To Chinese audiences, it’s a patriotic reaffirmation. To the rest of Asia, it’s a signal, a reminder that Beijing is institutionalising its claims and hardening its stance through law, memory, and myth-making.

Why India Should Care

At first glance, Taiwan’s politics might seem far removed from India’s daily concerns. But in today’s interconnected Indo-Pacific, every symbolic move carries strategic meaning.

1. The Regional Ripple Effect

China’s declaration is not just about history. It is about power projection. For India, a key player in the Quad and a neighbour with its own tense border issues with Beijing, this development signals China’s renewed confidence in reclaiming narratives, territories, and global attention.
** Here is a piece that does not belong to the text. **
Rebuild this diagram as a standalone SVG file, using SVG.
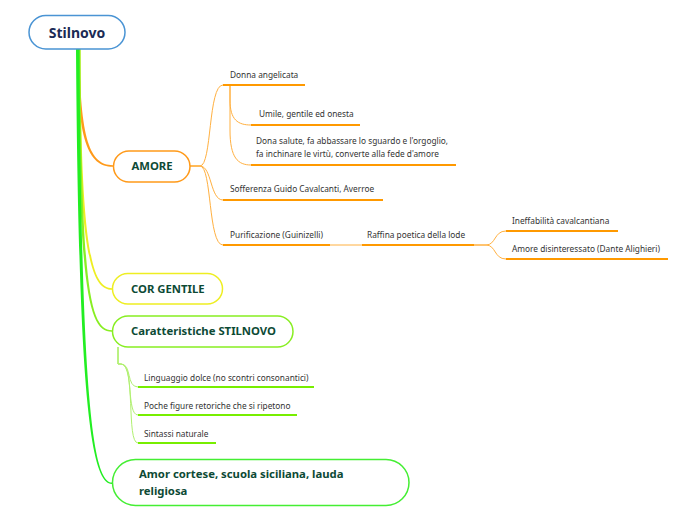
<svg xmlns="http://www.w3.org/2000/svg" width="696" height="520" viewBox="0 0 696 520">
<style>
.big{font-family:"Noto Sans","Open Sans","Liberation Sans",sans-serif;font-weight:bold;fill:#0d4a35;font-size:11.3px}
.sm{font-family:"Noto Sans","Open Sans","Liberation Sans",sans-serif;fill:#333;font-size:8.3px}
.oc{fill:none;stroke:#ffb040;stroke-width:1}
.ou{fill:none;stroke:#ff9900;stroke-width:2}
.gc{fill:none;stroke:#b0f070;stroke-width:1}
.gu{fill:none;stroke:#77ee00;stroke-width:2}
</style>
<rect width="696" height="520" fill="#fff"/>
<g id="connectors">
<path d="M77,49 C77,140 88,166.8 113,166.8 L113,165.2 C90,165 80,140 79.5,49 Z" fill="#ff9a1a"/>
<path d="M77.5,49 C79,250 90,289.8 112,289.8 L112,288.2 C92,288 81,250 80.5,49 Z" fill="#eeee22"/>
<path d="M77.5,49 C79,290 88,331.8 112,331.8 L112,330.2 C90,330 81.5,290 80.5,49 Z" fill="#88ee22"/>
<path d="M76,49 C78.5,390 90,484 112,484 L112,482.6 C92,482 81.5,390 79.5,49 Z" fill="#22ee22"/>
<path class="oc" d="M190,166 L200,166 C212,166 208,85 223,85"/>
<path class="oc" d="M190,166 L200,166 C212,166 210,200 223,200"/>
<path class="oc" d="M190,166 L200,166 C212,166 208,245 223,245"/>
<path class="oc" d="M230,85 L230,100 C230,120 238,125 251,125"/>
<path class="oc" d="M230,85 L230,130 C230,158 238,165 251,165"/>
<path class="oc" d="M330,245 L362,245"/>
<path class="oc" d="M474,245 L486,245 C496,245 494,231 506,231"/>
<path class="oc" d="M474,245 L486,245 C496,245 494,259 506,259"/>
<path class="gc" d="M118,347 L118,364 L121,364 C132,364 126,387 138,387"/>
<path class="gc" d="M118,347 L118,364 L121,364 C134,364 126,415 138,415"/>
<path class="gc" d="M118,347 L118,364 L121,364 C136,364 126,443 138,443"/>
</g>
<g id="root">
<rect x="29" y="15.5" width="96" height="33.5" rx="16.75" fill="#fff" stroke="#4a94d4" stroke-width="1.5"/>
<text x="77" y="38" text-anchor="middle" font-family="Noto Sans,Open Sans,Liberation Sans,sans-serif" font-weight="bold" font-size="14" fill="#1b2b55">Stilnovo</text>
</g>
<g id="amore">
<rect x="113.5" y="151" width="76.5" height="31" rx="15.5" fill="#fff" stroke="#ff9a1a" stroke-width="1.5"/>
<text class="big" x="152" y="170" text-anchor="middle">AMORE</text>
</g>
<g id="donna">
<text class="sm" x="230" y="78">Donna angelicata</text>
<line class="ou" x1="223" y1="85" x2="305" y2="85"/>
</g>
<g id="umile">
<text class="sm" x="259" y="117">Umile, gentile ed onesta</text>
<line class="ou" x1="251" y1="125" x2="360" y2="125"/>
</g>
<g id="dona-salute">
<text class="sm" x="256" y="144">Dona salute, fa abbassare lo sguardo e l'orgoglio,</text>
<text class="sm" x="256" y="157">fa inchinare le virtù, converte alla fede d'amore</text>
<line class="ou" x1="251" y1="165" x2="456" y2="165"/>
</g>
<g id="sofferenza">
<text class="sm" x="230" y="192">Sofferenza Guido Cavalcanti, Averroe</text>
<line class="ou" x1="223" y1="200" x2="383" y2="200"/>
</g>
<g id="purificazione">
<text class="sm" x="230" y="238">Purificazione (Guinizelli)</text>
<line class="ou" x1="223" y1="245" x2="330" y2="245"/>
</g>
<g id="raffina">
<text class="sm" x="367" y="238">Raffina poetica della lode</text>
<line class="ou" x1="362" y1="245" x2="474" y2="245"/>
</g>
<g id="ineffabilita">
<text class="sm" x="512" y="224">Ineffabilità cavalcantiana</text>
<line class="ou" x1="506" y1="231" x2="618" y2="231"/>
</g>
<g id="amore-disinteressato">
<text class="sm" x="512" y="252">Amore disinteressato (Dante Alighieri)</text>
<line class="ou" x1="506" y1="259" x2="668" y2="259"/>
</g>
<g id="cor-gentile">
<rect x="112.5" y="273.5" width="110" height="30.5" rx="15.25" fill="#fff" stroke="#eeee22" stroke-width="1.5"/>
<text class="big" x="131" y="293">COR GENTILE</text>
</g>
<g id="caratteristiche">
<rect x="112.5" y="316" width="180.5" height="31" rx="15.5" fill="#fff" stroke="#88ee22" stroke-width="1.5"/>
<text class="big" x="131" y="335">Caratteristiche STILNOVO</text>
</g>
<g id="linguaggio">
<text class="sm" x="144" y="381">Linguaggio dolce (no scontri consonantici)</text>
<line class="gu" x1="138" y1="387" x2="314" y2="387"/>
</g>
<g id="poche">
<text class="sm" x="144" y="409">Poche figure retoriche che si ripetono</text>
<line class="gu" x1="138" y1="415" x2="297" y2="415"/>
</g>
<g id="sintassi">
<text class="sm" x="144" y="437">Sintassi naturale</text>
<line class="gu" x1="138" y1="443" x2="216" y2="443"/>
</g>
<g id="amor-cortese">
<rect x="112.5" y="459.5" width="296.5" height="46" rx="23" fill="#fff" stroke="#44ee33" stroke-width="1.5"/>
<text class="big" x="139" y="478">Amor cortese, scuola siciliana, lauda</text>
<text class="big" x="139" y="495">religiosa</text>
</g>
</svg>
If Beijing can turn history into a weaponised narrative over Taiwan, similar approaches could extend to other territorial disputes, from the South China Sea to the Himalayas.

2. A Signal to the U.S. and Allies

The timing isn’t accidental. As the U.S. and its allies tighten support for Taipei, China’s message is loud: “This is our internal matter.” For India, which walks the tightrope between strategic autonomy and partnership with Washington, the move adds complexity to balancing diplomacy.
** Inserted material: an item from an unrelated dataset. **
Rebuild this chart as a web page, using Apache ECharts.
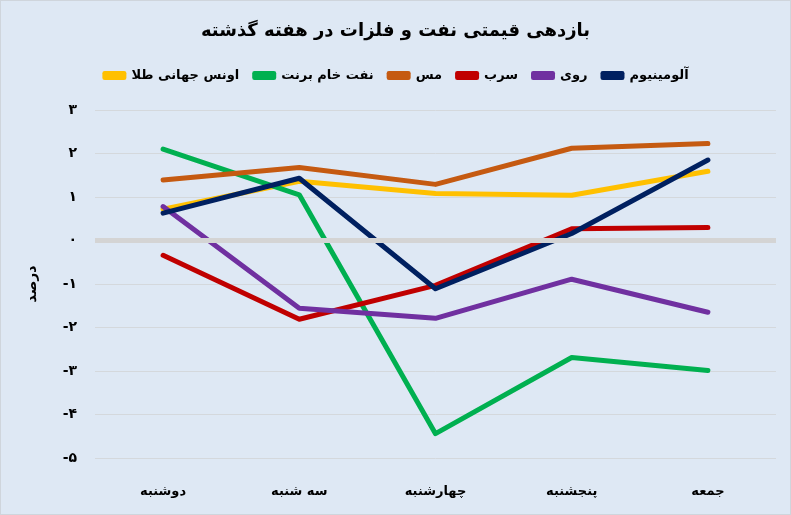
<!DOCTYPE html>
<html>
<head>
<meta charset="utf-8">
<script src="https://cdn.jsdelivr.net/npm/echarts@6/dist/echarts.min.js"></script>
<style>
  html, body { margin: 0; padding: 0; background: #fff; }
  #chart { width: 791px; height: 515px; box-sizing: border-box; border: 1px solid #cfd5dc; }
</style>
</head>
<body>
<div id="chart"></div>
<script>
// داده‌ها
var days = ['دوشنبه', 'سه شنبه', 'چهارشنبه', 'پنجشنبه', 'جمعه'];
var gold = [0.72, 1.36, 1.08, 1.04, 1.59];
var brent = [2.10, 1.05, -4.44, -2.69, -2.99];
var copper = [1.39, 1.68, 1.29, 2.12, 2.23];
var lead = [-0.34, -1.81, -1.03, 0.27, 0.30];
var zinc = [0.78, -1.56, -1.79, -0.89, -1.65];
var aluminium = [0.63, 1.43, -1.11, 0.16, 1.85];
// برچسب‌های محور عمودی از -5 تا 3
var yTicks = ['-۵', '-۴', '-۳', '-۲', '-۱', '۰', '۱', '۲', '۳'];

var names = ['اونس جهانی طلا', 'نفت خام برنت', 'مس', 'سرب', 'روی', 'آلومینیوم'];
var colors = ['#FFC000', '#00B050', '#C55A11', '#C00000', '#7030A0', '#002060'];
var values = [gold, brent, copper, lead, zinc, aluminium];

var font = 'DejaVu Sans';
var chart = echarts.init(document.getElementById('chart'));

var series = [{
    // خط صفر
    type: 'line',
    data: [],
    z: 1,
    silent: true,
    markLine: {
        silent: true,
        symbol: 'none',
        label: {show: false},
        lineStyle: {color: '#d4d4d4', width: 5, type: 'solid'},
        data: [{yAxis: 0}]
    }
}];
names.forEach(function (n, i) {
    series.push({
        name: n,
        type: 'line',
        data: values[i],
        showSymbol: false,
        symbol: 'none',
        z: 3,
        lineStyle: {color: colors[i], width: 5, cap: 'round', join: 'round'},
        itemStyle: {color: colors[i]}
    });
});

chart.setOption({
    backgroundColor: '#DEE8F4',
    animation: false,
    title: {
        text: 'بازدهی قیمتی نفت و فلزات در هفته گذشته',
        left: 'center',
        top: 16,
        textStyle: {fontFamily: font, fontSize: 18, fontWeight: 'bold', color: '#000'}
    },
    legend: {
        data: names,
        left: 'center',
        top: 63,
        itemWidth: 24,
        itemHeight: 9,
        itemGap: 13,
        icon: 'roundRect',
        textStyle: {fontFamily: font, fontSize: 13, fontWeight: 'bold', color: '#000'}
    },
    grid: {left: 94, right: 14, top: 109, bottom: 56},
    xAxis: {
        type: 'category',
        data: days,
        boundaryGap: true,
        axisLine: {show: false},
        axisTick: {show: false},
        axisLabel: {
            margin: 27,
            fontFamily: font, fontSize: 13, fontWeight: 'bold', color: '#000'
        }
    },
    yAxis: {
        type: 'value',
        min: -5,
        max: 3,
        interval: 1,
        name: 'درصد',
        nameLocation: 'middle',
        nameRotate: 90,
        nameGap: 56,
        nameTextStyle: {fontFamily: font, fontSize: 14, fontWeight: 'bold', color: '#000'},
        axisLine: {show: false},
        axisTick: {show: false},
        splitLine: {lineStyle: {color: '#d4d8dc', width: 1}},
        axisLabel: {
            margin: 18,
            fontFamily: font, fontSize: 14, fontWeight: 'bold', color: '#000',
            formatter: function (v) { return yTicks[v + 5]; }
        }
    },
    series: series
});
</script>
</body>
</html>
It also sharpens the need for India to strengthen its own deterrence and maritime strategy, from the Andaman Sea to the Western Pacific, where China’s growing assertiveness increasingly defines the security environment.
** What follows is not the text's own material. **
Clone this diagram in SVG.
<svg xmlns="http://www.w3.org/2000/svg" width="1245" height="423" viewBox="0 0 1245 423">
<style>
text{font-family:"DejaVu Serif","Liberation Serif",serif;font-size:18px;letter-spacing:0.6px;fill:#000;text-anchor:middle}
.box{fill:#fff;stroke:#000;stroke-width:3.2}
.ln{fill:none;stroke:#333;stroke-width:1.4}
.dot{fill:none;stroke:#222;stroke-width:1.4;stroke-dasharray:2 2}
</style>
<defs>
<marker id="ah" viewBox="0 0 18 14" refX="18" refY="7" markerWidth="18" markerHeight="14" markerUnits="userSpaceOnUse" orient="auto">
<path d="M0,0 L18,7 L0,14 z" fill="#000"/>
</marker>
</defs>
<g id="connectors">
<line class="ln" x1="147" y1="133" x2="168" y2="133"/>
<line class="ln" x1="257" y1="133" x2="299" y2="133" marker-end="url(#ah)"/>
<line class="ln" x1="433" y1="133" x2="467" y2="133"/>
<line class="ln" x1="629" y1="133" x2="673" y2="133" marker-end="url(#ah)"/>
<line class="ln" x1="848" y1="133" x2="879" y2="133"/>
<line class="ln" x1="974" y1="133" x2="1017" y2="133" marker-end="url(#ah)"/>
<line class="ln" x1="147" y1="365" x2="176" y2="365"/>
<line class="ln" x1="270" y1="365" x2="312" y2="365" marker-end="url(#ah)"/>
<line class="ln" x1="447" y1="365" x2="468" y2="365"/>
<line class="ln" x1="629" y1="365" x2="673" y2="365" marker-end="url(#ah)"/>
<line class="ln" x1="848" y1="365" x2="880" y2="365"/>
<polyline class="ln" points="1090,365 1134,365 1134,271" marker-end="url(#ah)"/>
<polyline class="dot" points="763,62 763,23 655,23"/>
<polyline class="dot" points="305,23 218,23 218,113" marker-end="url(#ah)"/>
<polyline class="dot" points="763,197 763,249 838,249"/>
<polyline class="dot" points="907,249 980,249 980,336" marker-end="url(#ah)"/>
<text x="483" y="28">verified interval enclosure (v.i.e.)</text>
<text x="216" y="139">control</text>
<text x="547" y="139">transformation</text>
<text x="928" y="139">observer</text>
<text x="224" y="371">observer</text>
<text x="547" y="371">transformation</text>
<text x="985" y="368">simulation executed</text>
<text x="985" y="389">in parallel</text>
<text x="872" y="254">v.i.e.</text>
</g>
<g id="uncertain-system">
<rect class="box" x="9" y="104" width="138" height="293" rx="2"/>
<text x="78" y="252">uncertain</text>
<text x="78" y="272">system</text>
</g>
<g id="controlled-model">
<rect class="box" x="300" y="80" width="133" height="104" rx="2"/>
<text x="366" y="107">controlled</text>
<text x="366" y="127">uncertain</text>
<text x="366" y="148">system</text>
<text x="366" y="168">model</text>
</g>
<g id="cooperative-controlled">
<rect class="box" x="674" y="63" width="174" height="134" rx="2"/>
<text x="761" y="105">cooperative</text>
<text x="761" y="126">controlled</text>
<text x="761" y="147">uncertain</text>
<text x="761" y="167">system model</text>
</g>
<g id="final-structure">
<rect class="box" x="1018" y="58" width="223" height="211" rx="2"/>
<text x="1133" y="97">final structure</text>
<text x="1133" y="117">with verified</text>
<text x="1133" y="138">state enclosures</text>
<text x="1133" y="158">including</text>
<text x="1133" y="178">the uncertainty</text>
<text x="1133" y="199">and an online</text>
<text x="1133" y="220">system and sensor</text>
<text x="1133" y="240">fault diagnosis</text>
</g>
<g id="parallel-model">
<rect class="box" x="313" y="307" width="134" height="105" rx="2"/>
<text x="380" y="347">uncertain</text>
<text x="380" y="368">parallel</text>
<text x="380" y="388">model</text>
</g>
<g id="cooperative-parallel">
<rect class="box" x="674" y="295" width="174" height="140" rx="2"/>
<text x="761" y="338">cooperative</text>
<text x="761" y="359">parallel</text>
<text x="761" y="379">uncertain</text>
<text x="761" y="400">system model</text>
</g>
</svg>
3. Lessons in Symbolic Statecraft

China understands the power of symbols. By designating a “Restoration Day,” it reclaims moral legitimacy and embeds the reunification idea in public consciousness.
India, which also faces territorial and narrative challenges, from the Line of Actual Control to regional influence contests, can take note of how Beijing uses culture, law, and memory to consolidate geopolitical aims.

India’s Likely Response: Quiet Observation, Not Provocation

New Delhi will not react openly. India recognises the People’s Republic of China and adheres, in official language, to the One-China Policy. But it also maintains unofficial trade and technology ties with Taiwan, which has become a critical player in the global semiconductor ecosystem.

In practical terms, India will:

  • Continue its engagement with Taiwan through economic and innovation channels, without political endorsement.
  • Monitor Beijing’s tone and the domestic use of this “Restoration Day” in propaganda.
  • Weave the Taiwan question into its broader Indo-Pacific calculus, especially in dialogues with Japan, Australia, and the U.S.

Reading Between the Lines

China’s new law isn’t about changing the map today, it’s about changing the meaning of the map tomorrow. By turning Taiwan’s “return” into a national festival, Beijing makes it harder to compromise later. It’s a long game of narratives, one India understands all too well.

For India, the move underlines three realities:

  1. China is not slowing down its ideological and territorial consolidation.
  2. Regional conflicts now unfold through symbolism and commemoration as much as through arms and diplomacy.
  3. Strategic alertness, not confrontation, will define India’s best response.

The Bigger Picture

This “Taiwan Restoration Day” is less about nostalgia and more about the future Beijing wants to create. One where historical memory and national ambition are fused. India’s challenge is to remain steady, balancing autonomy with alliances, economics with security, and principle with pragmatism. Because in Asia’s new cold peace, even a holiday declared in Beijing can quietly reshape the region’s politics.